Fernando Gómez Herrero
Department of Cultures & Languages
University of London
Birkbeck University of London Profile
I am interested in exploring the (im-)possible meanings of "history" (or the "past") embedded in contemporary societies, working on the fundamental assumption that we are no clean slates and have therefore not yet fully become post-historical creatures. I thus look into historical reason. I am also equally interested in the political dimension, the "us versus them" of social relations, its old, current and new forms, particularly utopian. I thus also look into political reason.
I am curious to explore the historical (long-range, time-honoured) interactions between Europe and the Americas (Latin America and the U.S.), prioritising the Early Modern and Colonial Period (1500-1800), with a focus on the Hispanic and Latin American legacy assuming the presumption of equal worth with others. I want to think my scholarship and research is comparative and internationalist in the best possible sense of the word, giving no priority to any one national entity. The age of absolutism, imperialism and colonialism, Eurocentric expansionism, the conquest and colonisation of the "New World" (the Americas), the so-called Golden Age of Hispanic Letters, aesthetics of Mannerism and Baroque are included here. We may well be turning the historical page to such momentous preamble. And how was it? Where have we been? Where are we going?
I have no option but to negotiate the big-frame timespace of Europe (including Great Britain with/out Brexit) and America (Latin America and the US, with/out Trump). Against all odds, I am invested in the "humanities" (or perhaps better, cultural studies and postcolonial studies) and I have been exploring for years now connections with the social sciences, mostly politics, sociology and the field of international relations. I have come from the field of literature (typically simplified as fiction) and we are now all dealing with the crisis of literature, which is not necessarily a bad thing. I am inevitably a promoter of learning "modern foreign languages" and committed to defend the best set-up, particularly inside Anglophone societies. I bring critical awareness of Spanish / English relations in education settings, preferably higher education, but also in relation to mass media, popular culture, art, film, music, youth culture and the street on both sides of the Atlantic.
I have taught in important settings such as Duke University, Stanford University, University of Pittsburgh, Hofstra University, Oberlin College among others. I have been educated in Great Britain, Spain and the US, with significant professional travels in Latin America (particularly Mexico). I have offered a rich variety of courses in different settings: all levels of Spanish language, writing courses in Spanish and English, survey courses in literary, cultural and historical studies and graduate-level instruction. I bring multiple sources and materials from different traditions, national contexts, print, digital, audiovisual, etc. I want to think I bring an inquisitive interdisciplinary that wants to upset things.

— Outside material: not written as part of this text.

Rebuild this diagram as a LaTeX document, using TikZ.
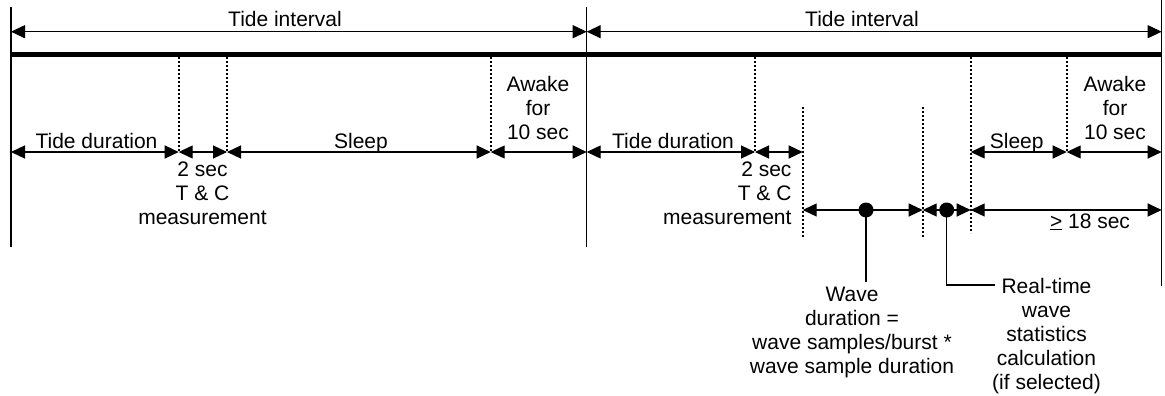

Favourite themes of mine are the comparative and panoramic relations between law and literature, the grand history of European philosophy and its criticisms from the margins, modalities of history and varieties of historiography, philosophy of history, aesthetics, the topic of civilization and barbarism, the template of the "West and the Rest," utopianism, the inspirational meanings of “culture,” the impact of international relations and foreign affairs in the liberal arts, etc.
Most recently, I am working on Carl Schmitt, Mannerism and Baroque, reinvigorating the global political and international side of things, establishing connections between national-states manufacture of foreign policy to promote specific world visions, typically xenophobic, and how foreign studies and minority studies could intervene differently within if not against that.
I am thus invested in making Hispanicity and Latinity wider, bigger, more dense, more complex, more exciting and a bit more unpredictable and unconventional than is the norm. I still believe – how could I not?-- that a critical analysis, enriched by bilingualism, and a constant curiosity towards the past, that wishes to be philosophically informed, should allow for a keener sense of our own locations already in a truly disorienting new century.